In poor urban schools in the US, commercially-produced scripted teaching programmes are used as a way of making the curriculum teacher proof – that is avoiding opportunities for teachers to insert their own opinions, teaching skills, or curriculum broadening tendencies. They are also a way of ensuring a uniform product, both in terms of the learning experience and the student.
Instead of text books the students are given workbooks with names like Test Best and Bridging the Test Gap, and teachers are given manuals that ensure that on any “given day everyone is at the same place in the sequence”. In some cases students learn to read, not from literature but from disconnected sentences that they are then quizzed on.

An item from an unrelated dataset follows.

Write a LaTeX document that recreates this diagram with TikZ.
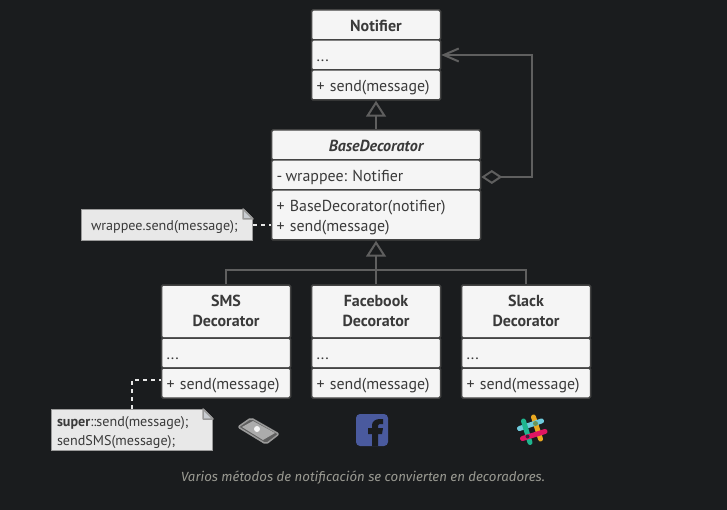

Chanting answers in unison may encourage the production of the “team players” that employers want, but they discourage “mavericks, critics and dissenters” and those who can ask the penetrating questions; people who are so necessary for social development and wisdom.
Open Court produced by McGraw Hill is a scripted teaching program that has been mandated by some school districts. The program requires teachers to teach lessons in an undifferentiated way to all students at the same time, with minimal interaction between students and teacher.
Teacher Elizabeth Jaeger describes how these materials prevented her and other teachers from teaching in an active, holistic and cooperative manner: “In kindergarten and 1st grade, teachers now taught the least meaningful aspects of literacy — letters and sounds — and postponed emphasis on meaning for nearly two years.” According to Jaeger, children were bored and frustrated since their ability to actively participate was limited. McGraw-Hill trainers would come into the classroom whenever they liked and even interrupt classes to reprimand teachers who were not following the script.
In the reading curriculum in use within the school, for instance, teachers told me they had been forewarned to steer away from verbal deviations or impromptu bits of conversation, since each passage of instruction needed to be timed… and any digressions from the printed plans could cause them problems if a school official or curriculum director happened to be in the building at the time.